• _Instruction_
No pictures go into the copy. Write out exactly the lines below from the one containing "Rebuild this chart" through the one containing "length=12, width=1, pad=4)".

(Charts and diagrams as code)
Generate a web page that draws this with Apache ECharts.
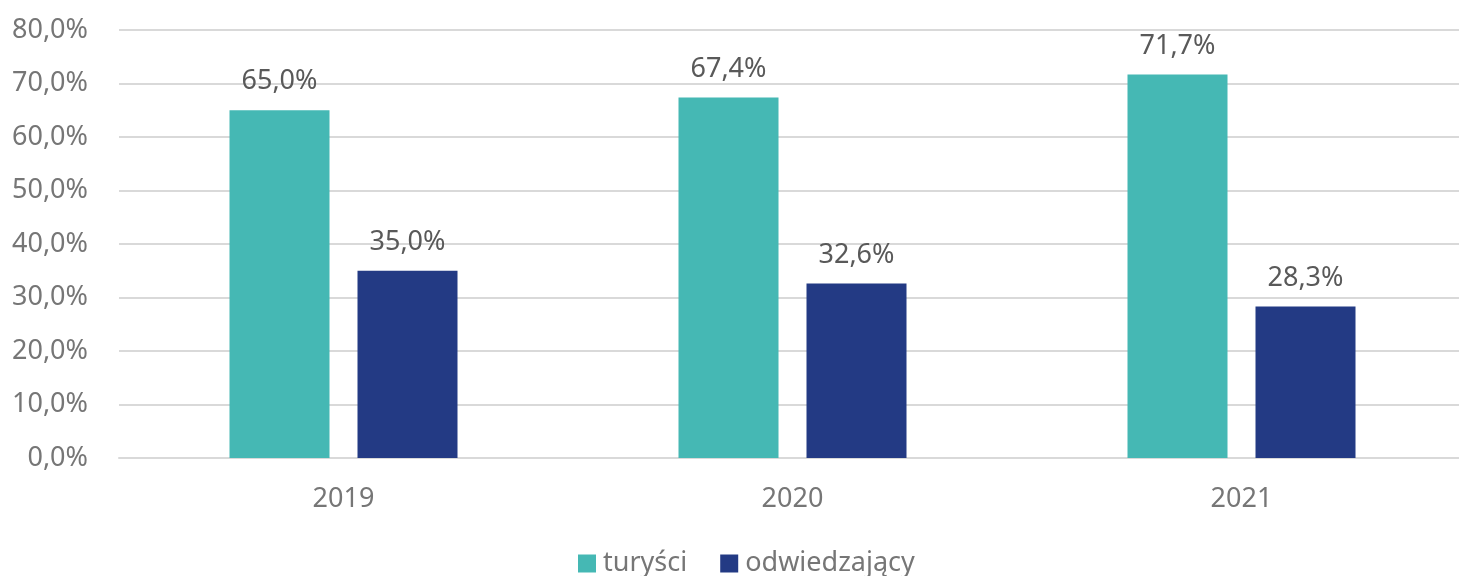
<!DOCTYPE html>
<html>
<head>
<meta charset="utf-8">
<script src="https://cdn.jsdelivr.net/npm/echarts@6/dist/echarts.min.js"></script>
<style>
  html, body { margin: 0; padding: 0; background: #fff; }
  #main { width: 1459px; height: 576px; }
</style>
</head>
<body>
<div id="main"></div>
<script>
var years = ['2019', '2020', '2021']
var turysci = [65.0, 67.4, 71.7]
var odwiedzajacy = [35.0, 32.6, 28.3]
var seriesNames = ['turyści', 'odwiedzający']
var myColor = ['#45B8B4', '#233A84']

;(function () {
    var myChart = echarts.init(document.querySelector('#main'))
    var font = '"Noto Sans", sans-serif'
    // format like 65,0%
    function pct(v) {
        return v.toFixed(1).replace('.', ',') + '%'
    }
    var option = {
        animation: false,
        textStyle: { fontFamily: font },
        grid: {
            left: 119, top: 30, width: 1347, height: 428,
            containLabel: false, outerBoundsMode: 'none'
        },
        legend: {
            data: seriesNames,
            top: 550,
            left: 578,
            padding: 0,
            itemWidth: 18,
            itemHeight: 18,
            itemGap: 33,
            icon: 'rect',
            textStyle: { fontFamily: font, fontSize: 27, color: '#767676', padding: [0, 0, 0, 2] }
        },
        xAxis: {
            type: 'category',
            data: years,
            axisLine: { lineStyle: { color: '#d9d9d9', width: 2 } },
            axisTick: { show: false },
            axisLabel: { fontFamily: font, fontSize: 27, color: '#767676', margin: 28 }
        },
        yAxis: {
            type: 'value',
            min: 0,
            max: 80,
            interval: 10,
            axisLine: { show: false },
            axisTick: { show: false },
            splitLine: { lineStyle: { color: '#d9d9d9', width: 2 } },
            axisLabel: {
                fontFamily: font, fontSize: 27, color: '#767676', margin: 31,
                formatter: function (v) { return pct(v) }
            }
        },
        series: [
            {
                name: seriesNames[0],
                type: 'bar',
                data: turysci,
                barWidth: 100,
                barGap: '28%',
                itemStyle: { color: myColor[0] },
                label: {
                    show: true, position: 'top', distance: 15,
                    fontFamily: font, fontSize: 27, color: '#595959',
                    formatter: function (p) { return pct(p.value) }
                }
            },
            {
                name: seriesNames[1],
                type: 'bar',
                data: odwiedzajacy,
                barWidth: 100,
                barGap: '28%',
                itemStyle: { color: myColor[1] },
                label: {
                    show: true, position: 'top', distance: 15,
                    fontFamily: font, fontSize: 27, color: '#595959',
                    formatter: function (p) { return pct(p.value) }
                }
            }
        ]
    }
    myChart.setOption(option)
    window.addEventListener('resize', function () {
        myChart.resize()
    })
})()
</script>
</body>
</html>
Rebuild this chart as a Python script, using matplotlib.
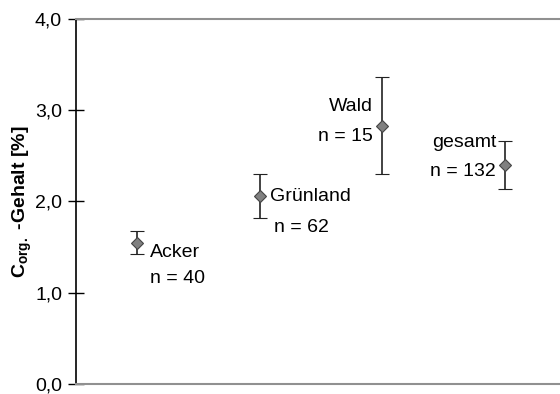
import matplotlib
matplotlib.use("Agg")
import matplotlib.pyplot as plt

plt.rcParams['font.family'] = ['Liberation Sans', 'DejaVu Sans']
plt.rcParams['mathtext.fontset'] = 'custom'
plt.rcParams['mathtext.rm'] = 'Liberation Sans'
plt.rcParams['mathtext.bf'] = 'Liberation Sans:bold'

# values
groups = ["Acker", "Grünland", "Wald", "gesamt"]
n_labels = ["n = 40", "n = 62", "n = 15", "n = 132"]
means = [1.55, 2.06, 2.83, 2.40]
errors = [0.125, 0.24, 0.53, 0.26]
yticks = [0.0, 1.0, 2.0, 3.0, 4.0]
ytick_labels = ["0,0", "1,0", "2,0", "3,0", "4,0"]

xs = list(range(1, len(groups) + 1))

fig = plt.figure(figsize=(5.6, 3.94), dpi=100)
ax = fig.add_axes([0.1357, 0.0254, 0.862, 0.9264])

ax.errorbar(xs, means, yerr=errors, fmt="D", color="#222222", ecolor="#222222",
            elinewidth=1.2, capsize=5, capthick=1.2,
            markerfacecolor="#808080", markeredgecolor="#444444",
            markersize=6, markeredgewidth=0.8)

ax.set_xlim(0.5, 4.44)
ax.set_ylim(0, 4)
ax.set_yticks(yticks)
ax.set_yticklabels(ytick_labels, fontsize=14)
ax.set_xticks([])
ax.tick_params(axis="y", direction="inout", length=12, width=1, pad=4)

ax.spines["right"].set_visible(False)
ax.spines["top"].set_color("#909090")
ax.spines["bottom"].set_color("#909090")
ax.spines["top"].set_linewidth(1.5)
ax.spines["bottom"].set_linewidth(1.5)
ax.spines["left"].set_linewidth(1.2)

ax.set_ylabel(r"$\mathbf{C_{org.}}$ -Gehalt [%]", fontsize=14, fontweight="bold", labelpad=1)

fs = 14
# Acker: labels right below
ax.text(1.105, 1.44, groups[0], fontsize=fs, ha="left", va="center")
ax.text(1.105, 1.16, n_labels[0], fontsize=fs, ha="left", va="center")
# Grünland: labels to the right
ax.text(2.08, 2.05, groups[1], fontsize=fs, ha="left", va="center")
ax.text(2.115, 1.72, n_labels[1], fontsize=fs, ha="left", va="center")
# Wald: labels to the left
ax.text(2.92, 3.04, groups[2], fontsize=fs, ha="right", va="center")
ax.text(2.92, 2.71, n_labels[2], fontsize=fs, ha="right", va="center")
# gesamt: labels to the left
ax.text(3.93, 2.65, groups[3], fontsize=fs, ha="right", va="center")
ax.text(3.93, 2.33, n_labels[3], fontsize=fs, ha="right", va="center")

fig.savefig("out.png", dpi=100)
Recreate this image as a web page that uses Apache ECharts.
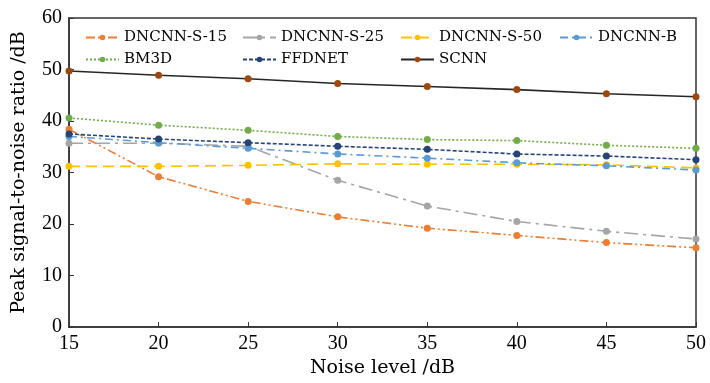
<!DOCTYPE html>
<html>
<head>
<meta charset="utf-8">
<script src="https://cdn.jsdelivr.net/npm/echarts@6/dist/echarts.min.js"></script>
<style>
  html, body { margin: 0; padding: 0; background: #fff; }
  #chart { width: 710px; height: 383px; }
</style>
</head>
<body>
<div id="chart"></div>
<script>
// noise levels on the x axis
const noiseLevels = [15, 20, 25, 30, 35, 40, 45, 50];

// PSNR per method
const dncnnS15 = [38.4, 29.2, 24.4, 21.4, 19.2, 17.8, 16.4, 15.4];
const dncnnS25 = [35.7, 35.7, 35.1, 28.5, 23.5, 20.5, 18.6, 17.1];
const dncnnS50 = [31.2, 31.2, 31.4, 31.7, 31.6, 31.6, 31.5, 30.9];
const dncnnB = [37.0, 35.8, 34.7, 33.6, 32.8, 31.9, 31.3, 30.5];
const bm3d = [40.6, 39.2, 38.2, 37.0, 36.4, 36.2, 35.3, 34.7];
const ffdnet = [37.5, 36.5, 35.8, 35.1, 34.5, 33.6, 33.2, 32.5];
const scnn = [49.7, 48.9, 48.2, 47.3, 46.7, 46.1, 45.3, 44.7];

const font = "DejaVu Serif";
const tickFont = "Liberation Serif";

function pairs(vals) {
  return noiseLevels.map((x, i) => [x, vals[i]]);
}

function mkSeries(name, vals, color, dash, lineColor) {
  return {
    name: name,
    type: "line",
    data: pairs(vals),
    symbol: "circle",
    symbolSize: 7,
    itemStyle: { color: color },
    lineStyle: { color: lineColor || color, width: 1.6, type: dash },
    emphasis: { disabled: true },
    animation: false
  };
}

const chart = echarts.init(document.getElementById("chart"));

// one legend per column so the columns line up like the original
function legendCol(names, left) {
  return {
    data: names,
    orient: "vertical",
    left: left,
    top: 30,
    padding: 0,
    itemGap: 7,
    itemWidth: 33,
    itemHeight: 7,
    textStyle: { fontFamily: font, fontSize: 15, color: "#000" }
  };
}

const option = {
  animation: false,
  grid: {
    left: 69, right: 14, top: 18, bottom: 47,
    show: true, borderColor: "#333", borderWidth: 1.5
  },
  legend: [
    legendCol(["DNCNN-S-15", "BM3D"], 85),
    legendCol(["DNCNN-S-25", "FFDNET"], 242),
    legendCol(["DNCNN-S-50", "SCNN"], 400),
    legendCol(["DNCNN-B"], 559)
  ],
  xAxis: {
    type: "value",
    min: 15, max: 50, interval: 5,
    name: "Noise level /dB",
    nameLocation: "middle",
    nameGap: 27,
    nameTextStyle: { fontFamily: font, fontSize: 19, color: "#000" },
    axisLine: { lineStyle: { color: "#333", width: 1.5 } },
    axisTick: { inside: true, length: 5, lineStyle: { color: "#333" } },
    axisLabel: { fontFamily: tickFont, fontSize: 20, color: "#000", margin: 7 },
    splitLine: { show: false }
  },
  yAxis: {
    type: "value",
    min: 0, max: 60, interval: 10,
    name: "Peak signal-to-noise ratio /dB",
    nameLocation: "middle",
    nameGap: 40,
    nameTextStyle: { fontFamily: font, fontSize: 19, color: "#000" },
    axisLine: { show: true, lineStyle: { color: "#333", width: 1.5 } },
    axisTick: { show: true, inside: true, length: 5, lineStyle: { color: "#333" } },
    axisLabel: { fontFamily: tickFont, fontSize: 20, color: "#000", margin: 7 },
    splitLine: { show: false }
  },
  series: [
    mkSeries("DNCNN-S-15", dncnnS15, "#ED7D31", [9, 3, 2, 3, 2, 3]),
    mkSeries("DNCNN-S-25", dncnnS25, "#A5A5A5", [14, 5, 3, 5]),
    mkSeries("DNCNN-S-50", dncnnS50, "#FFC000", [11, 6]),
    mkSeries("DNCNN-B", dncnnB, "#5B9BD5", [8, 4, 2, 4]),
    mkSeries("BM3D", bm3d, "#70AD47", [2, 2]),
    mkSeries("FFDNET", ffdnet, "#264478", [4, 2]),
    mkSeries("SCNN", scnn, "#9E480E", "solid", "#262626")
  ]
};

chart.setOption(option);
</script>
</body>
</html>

• _Worked answer_
Rebuild this chart as a Python script, using matplotlib.
import matplotlib
matplotlib.use("Agg")
import matplotlib.pyplot as plt

plt.rcParams['font.family'] = ['Liberation Sans', 'DejaVu Sans']
plt.rcParams['mathtext.fontset'] = 'custom'
plt.rcParams['mathtext.rm'] = 'Liberation Sans'
plt.rcParams['mathtext.bf'] = 'Liberation Sans:bold'

# values
groups = ["Acker", "Grünland", "Wald", "gesamt"]
n_labels = ["n = 40", "n = 62", "n = 15", "n = 132"]
means = [1.55, 2.06, 2.83, 2.40]
errors = [0.125, 0.24, 0.53, 0.26]
yticks = [0.0, 1.0, 2.0, 3.0, 4.0]
ytick_labels = ["0,0", "1,0", "2,0", "3,0", "4,0"]

xs = list(range(1, len(groups) + 1))

fig = plt.figure(figsize=(5.6, 3.94), dpi=100)
ax = fig.add_axes([0.1357, 0.0254, 0.862, 0.9264])

ax.errorbar(xs, means, yerr=errors, fmt="D", color="#222222", ecolor="#222222",
            elinewidth=1.2, capsize=5, capthick=1.2,
            markerfacecolor="#808080", markeredgecolor="#444444",
            markersize=6, markeredgewidth=0.8)

ax.set_xlim(0.5, 4.44)
ax.set_ylim(0, 4)
ax.set_yticks(yticks)
ax.set_yticklabels(ytick_labels, fontsize=14)
ax.set_xticks([])
ax.tick_params(axis="y", direction="inout", length=12, width=1, pad=4)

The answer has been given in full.